▶ [Data for the task]:
========

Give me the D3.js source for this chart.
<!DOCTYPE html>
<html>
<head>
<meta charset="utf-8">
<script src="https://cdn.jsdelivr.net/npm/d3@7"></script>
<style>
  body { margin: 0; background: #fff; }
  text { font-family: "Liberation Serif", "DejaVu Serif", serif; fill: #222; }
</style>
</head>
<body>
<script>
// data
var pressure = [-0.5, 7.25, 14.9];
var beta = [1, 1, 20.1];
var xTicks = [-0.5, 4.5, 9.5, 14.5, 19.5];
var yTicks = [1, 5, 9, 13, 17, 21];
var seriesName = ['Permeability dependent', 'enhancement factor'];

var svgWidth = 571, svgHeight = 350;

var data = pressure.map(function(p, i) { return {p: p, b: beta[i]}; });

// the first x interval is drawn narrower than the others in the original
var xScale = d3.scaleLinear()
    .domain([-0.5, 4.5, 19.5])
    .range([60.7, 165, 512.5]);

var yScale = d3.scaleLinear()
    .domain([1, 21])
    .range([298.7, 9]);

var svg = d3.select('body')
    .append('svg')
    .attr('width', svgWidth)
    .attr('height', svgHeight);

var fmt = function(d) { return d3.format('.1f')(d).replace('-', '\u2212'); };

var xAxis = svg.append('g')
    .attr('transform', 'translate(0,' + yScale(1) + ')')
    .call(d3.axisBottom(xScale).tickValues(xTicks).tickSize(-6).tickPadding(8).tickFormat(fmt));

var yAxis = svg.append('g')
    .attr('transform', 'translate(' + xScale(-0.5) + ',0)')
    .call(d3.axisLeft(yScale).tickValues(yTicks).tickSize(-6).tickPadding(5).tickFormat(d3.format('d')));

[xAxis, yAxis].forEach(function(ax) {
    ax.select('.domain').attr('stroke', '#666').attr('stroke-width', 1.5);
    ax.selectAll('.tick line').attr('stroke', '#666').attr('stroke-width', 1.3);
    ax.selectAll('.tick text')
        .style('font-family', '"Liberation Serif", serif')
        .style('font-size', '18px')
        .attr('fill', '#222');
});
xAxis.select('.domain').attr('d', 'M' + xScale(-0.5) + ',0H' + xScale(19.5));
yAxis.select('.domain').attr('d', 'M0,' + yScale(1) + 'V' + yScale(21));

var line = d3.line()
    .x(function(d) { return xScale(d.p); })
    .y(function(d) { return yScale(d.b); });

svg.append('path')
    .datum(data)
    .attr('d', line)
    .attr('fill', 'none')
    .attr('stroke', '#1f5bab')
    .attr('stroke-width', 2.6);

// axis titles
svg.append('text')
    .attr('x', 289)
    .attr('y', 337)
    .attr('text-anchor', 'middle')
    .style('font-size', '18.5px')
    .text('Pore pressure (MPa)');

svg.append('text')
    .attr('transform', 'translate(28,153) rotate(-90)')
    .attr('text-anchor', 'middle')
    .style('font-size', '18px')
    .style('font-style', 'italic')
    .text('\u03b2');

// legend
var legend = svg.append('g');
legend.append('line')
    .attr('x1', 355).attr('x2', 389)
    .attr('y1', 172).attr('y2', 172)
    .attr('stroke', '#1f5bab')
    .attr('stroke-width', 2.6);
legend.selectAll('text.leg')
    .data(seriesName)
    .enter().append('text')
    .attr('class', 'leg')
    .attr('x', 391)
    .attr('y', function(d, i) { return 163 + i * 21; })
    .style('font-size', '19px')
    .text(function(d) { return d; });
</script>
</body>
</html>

========

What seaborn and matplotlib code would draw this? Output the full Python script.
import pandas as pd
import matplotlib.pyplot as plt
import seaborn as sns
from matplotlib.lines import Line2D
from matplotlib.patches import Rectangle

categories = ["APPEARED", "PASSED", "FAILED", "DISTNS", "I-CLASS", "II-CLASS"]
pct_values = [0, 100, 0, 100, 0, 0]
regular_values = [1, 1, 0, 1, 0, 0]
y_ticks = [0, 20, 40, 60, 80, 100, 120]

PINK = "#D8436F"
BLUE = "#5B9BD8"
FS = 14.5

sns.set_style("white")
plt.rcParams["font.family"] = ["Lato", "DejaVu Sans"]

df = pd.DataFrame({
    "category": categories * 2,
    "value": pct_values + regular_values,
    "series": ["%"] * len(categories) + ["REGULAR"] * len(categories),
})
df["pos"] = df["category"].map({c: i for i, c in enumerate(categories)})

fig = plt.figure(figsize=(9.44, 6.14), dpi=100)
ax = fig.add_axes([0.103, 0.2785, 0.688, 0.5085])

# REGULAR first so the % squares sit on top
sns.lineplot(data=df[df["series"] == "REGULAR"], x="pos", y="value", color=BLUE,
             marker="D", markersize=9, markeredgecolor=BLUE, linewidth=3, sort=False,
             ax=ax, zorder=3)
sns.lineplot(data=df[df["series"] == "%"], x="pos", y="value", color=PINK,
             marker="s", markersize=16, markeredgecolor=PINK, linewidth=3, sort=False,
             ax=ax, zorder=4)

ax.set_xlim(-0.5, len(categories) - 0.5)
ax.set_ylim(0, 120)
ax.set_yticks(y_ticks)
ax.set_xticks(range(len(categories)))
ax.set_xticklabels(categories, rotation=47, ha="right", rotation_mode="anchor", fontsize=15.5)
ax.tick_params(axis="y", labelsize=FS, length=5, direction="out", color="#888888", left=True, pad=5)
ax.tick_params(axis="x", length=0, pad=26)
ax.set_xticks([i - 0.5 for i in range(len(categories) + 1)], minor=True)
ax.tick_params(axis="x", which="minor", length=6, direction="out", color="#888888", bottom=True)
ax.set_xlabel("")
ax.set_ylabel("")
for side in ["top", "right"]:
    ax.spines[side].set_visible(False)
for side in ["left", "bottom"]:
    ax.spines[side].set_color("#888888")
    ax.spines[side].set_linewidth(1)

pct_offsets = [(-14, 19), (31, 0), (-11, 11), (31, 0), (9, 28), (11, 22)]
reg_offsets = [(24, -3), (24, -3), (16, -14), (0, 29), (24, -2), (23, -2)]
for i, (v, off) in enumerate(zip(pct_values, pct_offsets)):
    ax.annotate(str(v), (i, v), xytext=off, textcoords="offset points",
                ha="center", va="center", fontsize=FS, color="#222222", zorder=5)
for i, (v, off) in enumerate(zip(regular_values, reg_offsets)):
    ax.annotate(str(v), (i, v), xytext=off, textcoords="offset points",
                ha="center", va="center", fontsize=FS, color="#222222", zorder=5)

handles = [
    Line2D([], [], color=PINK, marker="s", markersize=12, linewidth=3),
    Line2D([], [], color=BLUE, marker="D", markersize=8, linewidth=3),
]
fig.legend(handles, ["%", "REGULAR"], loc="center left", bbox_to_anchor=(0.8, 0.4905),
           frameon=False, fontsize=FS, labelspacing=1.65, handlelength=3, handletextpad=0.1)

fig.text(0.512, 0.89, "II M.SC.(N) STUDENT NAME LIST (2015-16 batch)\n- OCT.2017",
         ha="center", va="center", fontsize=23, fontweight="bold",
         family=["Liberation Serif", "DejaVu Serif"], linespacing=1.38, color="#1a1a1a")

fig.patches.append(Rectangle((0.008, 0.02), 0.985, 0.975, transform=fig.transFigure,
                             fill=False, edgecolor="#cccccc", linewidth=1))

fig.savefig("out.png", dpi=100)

========

▶ [Problem details]: Between the line containing "What seaborn and" and the line containing "ax.spines[side].set_linewidth(1)" lies the part to return. Return it exactly, counting both of those lines.

▶ [Answer for the task]:
What seaborn and matplotlib code would draw this? Output the full Python script.
import pandas as pd
import matplotlib.pyplot as plt
import seaborn as sns
from matplotlib.lines import Line2D
from matplotlib.patches import Rectangle

categories = ["APPEARED", "PASSED", "FAILED", "DISTNS", "I-CLASS", "II-CLASS"]
pct_values = [0, 100, 0, 100, 0, 0]
regular_values = [1, 1, 0, 1, 0, 0]
y_ticks = [0, 20, 40, 60, 80, 100, 120]

PINK = "#D8436F"
BLUE = "#5B9BD8"
FS = 14.5

sns.set_style("white")
plt.rcParams["font.family"] = ["Lato", "DejaVu Sans"]

df = pd.DataFrame({
    "category": categories * 2,
    "value": pct_values + regular_values,
    "series": ["%"] * len(categories) + ["REGULAR"] * len(categories),
})
df["pos"] = df["category"].map({c: i for i, c in enumerate(categories)})

fig = plt.figure(figsize=(9.44, 6.14), dpi=100)
ax = fig.add_axes([0.103, 0.2785, 0.688, 0.5085])

# REGULAR first so the % squares sit on top
sns.lineplot(data=df[df["series"] == "REGULAR"], x="pos", y="value", color=BLUE,
             marker="D", markersize=9, markeredgecolor=BLUE, linewidth=3, sort=False,
             ax=ax, zorder=3)
sns.lineplot(data=df[df["series"] == "%"], x="pos", y="value", color=PINK,
             marker="s", markersize=16, markeredgecolor=PINK, linewidth=3, sort=False,
             ax=ax, zorder=4)

ax.set_xlim(-0.5, len(categories) - 0.5)
ax.set_ylim(0, 120)
ax.set_yticks(y_ticks)
ax.set_xticks(range(len(categories)))
ax.set_xticklabels(categories, rotation=47, ha="right", rotation_mode="anchor", fontsize=15.5)
ax.tick_params(axis="y", labelsize=FS, length=5, direction="out", color="#888888", left=True, pad=5)
ax.tick_params(axis="x", length=0, pad=26)
ax.set_xticks([i - 0.5 for i in range(len(categories) + 1)], minor=True)
ax.tick_params(axis="x", which="minor", length=6, direction="out", color="#888888", bottom=True)
ax.set_xlabel("")
ax.set_ylabel("")
for side in ["top", "right"]:
    ax.spines[side].set_visible(False)
for side in ["left", "bottom"]:
    ax.spines[side].set_color("#888888")
    ax.spines[side].set_linewidth(1)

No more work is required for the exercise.